The bag or purse, [No. 8313], p. 188, is of a kind which not only were used for those liturgical purposes which we have already enumerated, but served for private devotional practices. In that very interesting will made by Henry, Lord de Scrope, A.D. 1415, among other pious bequests, is the following one, of the little bag having in it a piece of our Lord’s cross, which he always wore about his neck;—“j bursa parva quæ semper pendet circa collum meum cum cruce Domini.”[399]

[395] Leland’s Collectanea, t. iv. pp. 205, 180, 181, 183.

[396] Act iii. scene iii.

[397] Bury Wills, &c. p. 186.

[398] Hist. Dunelm. Scriptores Tres, ed. Surtees Society, p. cclxxxvii.

[399] Rymer’s Fœdera, t. ix. p. 278.

The crimson velvet mitre,—No. [4015], p. 85,—for the boy-bishop, bairn-bishop, or Nicholas-tide bishop, as the little boy was severally called in England, is a liturgical curiosity, as the ceremonies in which it was formerly worn are everywhere laid aside. Among the things given for the use of the chapel in the college—All Souls—of his founding at Oxford by Archbishop Chicheley, are a cope and mitre for this boy, there named the Nicholas-tide bishope:—“i cap. et mitre pro episcopo Nicholao.”[400] To make good his election to such a dignity, at Eton College, a boy had to study hard and show at the examination for it, that he was the ablest there at his books: his success almost ennobled him among his schoolfellows:—“In die Sti Hugonis pontificis” (17 Nov.) “solebat Ætonæ fieri electio Episcopi Nihilensis, sed consuetudo obsolevit. Olim episcopus ille puerorum habebatur nobilis, in cujus electione, et literata et laudatissima exercitatio, ad ingeniorum vires et motos exercendos, Ætonæ celebris erat.”[401] The colour, crimson, in this boy’s mitre, was to distinguish it from that of bishops.

Of the episcopal bairn-cloth—the Gremiale of foreign liturgists—we have two specimens here,—Nos. [1031], [1032], pp. 19, 20. The rich one of crimson cloth of gold, once belonging to Bowet, Archbishop of York, who died A.D. 1423, brought more money than even a chasuble of the same stuff:—“Et de xxvjs. viijd. receptis pro j. bairnecloth de rubeo panno auri. Et de xxs. receptis pro j casula de rubeo beaudkyn, &c. Inventorium,” &c.[402]

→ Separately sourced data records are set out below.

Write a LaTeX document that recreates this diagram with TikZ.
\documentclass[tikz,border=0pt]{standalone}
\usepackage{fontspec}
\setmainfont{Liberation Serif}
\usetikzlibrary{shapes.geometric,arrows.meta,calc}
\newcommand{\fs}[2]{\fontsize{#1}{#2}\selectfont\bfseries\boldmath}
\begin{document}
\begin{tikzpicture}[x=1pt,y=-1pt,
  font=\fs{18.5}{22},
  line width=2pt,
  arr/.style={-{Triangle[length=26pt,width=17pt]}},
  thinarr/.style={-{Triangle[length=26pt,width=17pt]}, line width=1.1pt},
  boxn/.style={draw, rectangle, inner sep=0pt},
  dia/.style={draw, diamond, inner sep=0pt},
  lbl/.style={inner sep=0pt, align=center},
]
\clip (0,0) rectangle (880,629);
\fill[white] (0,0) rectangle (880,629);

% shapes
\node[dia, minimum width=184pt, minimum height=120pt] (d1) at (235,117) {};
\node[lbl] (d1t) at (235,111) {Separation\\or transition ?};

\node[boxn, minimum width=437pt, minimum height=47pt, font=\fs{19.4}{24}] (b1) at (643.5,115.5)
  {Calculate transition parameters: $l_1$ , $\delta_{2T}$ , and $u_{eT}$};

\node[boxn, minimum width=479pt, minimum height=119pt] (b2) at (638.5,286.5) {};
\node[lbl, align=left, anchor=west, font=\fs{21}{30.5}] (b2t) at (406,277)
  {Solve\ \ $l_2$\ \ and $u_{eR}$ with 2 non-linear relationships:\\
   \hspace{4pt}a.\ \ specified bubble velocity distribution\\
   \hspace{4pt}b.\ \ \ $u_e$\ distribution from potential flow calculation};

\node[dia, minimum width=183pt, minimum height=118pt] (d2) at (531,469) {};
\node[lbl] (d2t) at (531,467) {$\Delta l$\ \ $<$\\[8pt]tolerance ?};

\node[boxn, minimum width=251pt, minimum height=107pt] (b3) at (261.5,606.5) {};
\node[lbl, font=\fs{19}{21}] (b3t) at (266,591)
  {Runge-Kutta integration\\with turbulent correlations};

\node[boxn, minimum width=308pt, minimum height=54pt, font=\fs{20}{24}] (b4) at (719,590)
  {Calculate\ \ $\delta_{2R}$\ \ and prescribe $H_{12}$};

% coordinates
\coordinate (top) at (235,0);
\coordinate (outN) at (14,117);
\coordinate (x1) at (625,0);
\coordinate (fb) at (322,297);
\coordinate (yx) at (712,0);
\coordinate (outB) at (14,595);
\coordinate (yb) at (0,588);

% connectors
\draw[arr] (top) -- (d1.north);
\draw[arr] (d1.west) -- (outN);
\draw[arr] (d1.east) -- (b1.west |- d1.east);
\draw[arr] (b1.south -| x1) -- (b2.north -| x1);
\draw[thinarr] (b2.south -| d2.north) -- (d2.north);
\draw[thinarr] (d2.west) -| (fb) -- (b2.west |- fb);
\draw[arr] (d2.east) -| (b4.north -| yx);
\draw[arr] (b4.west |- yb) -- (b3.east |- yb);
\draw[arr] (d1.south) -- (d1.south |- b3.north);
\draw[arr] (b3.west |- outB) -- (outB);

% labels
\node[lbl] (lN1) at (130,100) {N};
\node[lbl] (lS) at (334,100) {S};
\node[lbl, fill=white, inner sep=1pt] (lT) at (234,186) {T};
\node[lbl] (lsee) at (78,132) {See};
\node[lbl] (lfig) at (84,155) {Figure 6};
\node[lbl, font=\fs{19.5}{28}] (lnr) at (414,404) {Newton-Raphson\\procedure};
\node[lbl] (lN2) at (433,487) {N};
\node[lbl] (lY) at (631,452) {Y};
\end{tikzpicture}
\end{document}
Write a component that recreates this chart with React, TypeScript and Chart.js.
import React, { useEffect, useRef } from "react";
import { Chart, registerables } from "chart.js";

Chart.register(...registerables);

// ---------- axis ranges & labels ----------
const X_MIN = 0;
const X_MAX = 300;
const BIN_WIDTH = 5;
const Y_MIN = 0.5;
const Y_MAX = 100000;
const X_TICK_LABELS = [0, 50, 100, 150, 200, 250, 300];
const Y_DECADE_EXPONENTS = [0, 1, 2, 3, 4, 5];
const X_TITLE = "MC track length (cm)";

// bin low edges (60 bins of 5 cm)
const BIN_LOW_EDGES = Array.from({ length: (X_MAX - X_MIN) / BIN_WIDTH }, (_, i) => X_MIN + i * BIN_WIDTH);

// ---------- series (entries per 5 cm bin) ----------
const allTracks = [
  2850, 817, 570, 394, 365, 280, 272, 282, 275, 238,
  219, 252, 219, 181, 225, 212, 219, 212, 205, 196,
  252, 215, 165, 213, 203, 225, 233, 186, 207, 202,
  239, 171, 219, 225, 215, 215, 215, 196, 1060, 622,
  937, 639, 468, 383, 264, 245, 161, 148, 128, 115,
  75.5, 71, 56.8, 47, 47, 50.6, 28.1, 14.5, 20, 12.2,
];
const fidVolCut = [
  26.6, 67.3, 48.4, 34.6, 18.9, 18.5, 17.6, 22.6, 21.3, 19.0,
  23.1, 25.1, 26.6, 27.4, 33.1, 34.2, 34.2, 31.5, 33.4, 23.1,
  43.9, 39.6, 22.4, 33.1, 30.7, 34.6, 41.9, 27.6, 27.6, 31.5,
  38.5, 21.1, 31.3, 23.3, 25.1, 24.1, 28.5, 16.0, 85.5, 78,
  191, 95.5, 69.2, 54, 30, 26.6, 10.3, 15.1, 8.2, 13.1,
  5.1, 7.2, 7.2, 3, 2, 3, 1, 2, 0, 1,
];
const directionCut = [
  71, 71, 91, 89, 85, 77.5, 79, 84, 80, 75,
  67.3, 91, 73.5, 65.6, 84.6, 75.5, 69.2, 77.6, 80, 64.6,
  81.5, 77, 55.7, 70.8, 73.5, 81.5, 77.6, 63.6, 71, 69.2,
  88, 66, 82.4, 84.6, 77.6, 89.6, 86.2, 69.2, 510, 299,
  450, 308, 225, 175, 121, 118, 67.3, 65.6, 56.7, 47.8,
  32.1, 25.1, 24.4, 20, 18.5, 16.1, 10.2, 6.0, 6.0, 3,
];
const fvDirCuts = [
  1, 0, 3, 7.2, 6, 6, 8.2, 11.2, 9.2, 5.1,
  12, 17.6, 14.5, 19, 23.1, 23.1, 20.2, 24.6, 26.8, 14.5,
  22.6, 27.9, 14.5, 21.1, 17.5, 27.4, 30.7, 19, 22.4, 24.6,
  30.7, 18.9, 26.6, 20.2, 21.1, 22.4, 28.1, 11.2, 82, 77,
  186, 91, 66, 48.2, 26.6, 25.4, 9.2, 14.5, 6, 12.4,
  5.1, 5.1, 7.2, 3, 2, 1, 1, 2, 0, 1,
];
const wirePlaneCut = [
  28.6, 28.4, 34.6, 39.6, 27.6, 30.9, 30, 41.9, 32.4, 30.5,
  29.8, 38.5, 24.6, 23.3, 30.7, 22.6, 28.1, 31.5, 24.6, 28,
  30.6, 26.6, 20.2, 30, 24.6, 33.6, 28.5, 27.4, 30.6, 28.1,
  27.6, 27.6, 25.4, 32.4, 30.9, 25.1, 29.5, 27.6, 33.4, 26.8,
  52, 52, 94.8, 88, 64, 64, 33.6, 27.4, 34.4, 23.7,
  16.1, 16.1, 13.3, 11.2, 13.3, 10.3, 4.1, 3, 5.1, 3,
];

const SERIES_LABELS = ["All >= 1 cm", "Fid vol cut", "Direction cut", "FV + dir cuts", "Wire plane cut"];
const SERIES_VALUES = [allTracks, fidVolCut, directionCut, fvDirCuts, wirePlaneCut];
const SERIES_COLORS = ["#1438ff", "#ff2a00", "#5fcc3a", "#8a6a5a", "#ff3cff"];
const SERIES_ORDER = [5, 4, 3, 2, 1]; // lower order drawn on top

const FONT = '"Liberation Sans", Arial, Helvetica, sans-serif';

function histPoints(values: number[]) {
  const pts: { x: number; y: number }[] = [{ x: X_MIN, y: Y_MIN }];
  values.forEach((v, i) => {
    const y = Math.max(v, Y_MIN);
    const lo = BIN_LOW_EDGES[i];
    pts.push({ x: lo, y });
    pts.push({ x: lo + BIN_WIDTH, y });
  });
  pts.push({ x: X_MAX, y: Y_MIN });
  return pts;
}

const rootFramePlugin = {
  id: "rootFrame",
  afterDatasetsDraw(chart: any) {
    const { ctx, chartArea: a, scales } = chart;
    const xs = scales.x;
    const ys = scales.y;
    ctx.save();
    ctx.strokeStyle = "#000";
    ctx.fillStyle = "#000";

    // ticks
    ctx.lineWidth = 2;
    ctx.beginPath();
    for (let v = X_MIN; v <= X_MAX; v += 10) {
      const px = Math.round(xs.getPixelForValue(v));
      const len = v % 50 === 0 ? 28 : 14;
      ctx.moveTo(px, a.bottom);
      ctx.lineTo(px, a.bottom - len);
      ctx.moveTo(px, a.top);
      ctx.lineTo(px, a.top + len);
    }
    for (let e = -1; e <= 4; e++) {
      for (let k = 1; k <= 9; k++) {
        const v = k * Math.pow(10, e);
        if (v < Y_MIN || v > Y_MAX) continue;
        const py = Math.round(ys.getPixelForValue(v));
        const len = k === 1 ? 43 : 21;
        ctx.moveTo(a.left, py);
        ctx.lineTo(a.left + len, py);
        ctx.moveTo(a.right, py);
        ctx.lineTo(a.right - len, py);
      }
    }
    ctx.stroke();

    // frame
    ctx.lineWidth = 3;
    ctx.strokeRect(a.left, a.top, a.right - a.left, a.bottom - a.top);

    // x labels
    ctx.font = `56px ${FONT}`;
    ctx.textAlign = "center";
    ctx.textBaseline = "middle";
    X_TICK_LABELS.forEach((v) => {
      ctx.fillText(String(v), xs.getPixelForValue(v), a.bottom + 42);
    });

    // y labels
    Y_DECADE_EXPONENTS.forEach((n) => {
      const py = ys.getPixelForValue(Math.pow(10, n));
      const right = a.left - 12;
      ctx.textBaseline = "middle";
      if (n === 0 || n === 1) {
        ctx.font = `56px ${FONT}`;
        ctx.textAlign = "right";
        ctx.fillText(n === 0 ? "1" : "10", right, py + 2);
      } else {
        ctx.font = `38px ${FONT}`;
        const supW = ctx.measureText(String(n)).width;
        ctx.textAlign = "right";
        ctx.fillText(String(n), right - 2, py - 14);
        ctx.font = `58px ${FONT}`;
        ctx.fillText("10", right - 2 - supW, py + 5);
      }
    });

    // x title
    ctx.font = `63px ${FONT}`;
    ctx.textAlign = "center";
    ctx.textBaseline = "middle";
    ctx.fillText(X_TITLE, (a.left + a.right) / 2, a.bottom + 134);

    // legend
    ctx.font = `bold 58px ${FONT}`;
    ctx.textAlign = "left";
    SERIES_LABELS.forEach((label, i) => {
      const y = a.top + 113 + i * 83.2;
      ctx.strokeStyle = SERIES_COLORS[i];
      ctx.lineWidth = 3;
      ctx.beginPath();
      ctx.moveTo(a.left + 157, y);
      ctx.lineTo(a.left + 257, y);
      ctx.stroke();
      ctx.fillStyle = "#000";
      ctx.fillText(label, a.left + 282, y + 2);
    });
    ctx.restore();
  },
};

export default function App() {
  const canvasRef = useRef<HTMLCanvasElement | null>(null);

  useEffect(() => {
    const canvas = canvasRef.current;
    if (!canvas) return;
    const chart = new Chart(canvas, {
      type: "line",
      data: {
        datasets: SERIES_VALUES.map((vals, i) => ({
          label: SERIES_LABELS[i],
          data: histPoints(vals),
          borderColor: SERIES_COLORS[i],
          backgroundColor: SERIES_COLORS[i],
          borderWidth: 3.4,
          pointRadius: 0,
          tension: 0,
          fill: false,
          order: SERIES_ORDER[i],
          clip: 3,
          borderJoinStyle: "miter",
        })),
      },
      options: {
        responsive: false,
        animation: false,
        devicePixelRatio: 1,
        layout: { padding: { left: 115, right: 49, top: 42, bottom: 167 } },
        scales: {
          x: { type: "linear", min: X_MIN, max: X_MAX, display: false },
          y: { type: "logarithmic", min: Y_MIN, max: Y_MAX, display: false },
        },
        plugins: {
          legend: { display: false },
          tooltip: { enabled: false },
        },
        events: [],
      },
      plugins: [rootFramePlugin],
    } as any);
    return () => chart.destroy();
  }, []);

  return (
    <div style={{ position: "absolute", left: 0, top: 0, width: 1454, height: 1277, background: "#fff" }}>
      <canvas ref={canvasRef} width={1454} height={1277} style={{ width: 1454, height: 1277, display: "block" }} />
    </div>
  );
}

Old episcopal shoes are now become great liturgical rarities, but there is one here,—No. [1290], p. 46. At one time they were called “sandals;” and among the episcopal ornaments that went by usage to Durham cathedral at the death of any of its bishops, were “mitra et baculum et sandalia et cætera episcopalia,” of Hugh Pudsey, A.D. 1195.[403] Later was given them the name of “sabatines;” and Archbishop Bowet’s inventory mentions two pairs:—“pro j pare de sabbatones, brouddird, et couch’ cum perell’; pro j pare de sabbatones de albo panno auri,” &c.[404]

[400] Collectanea Curiosa, ed. Gutch, t. ii. p 265.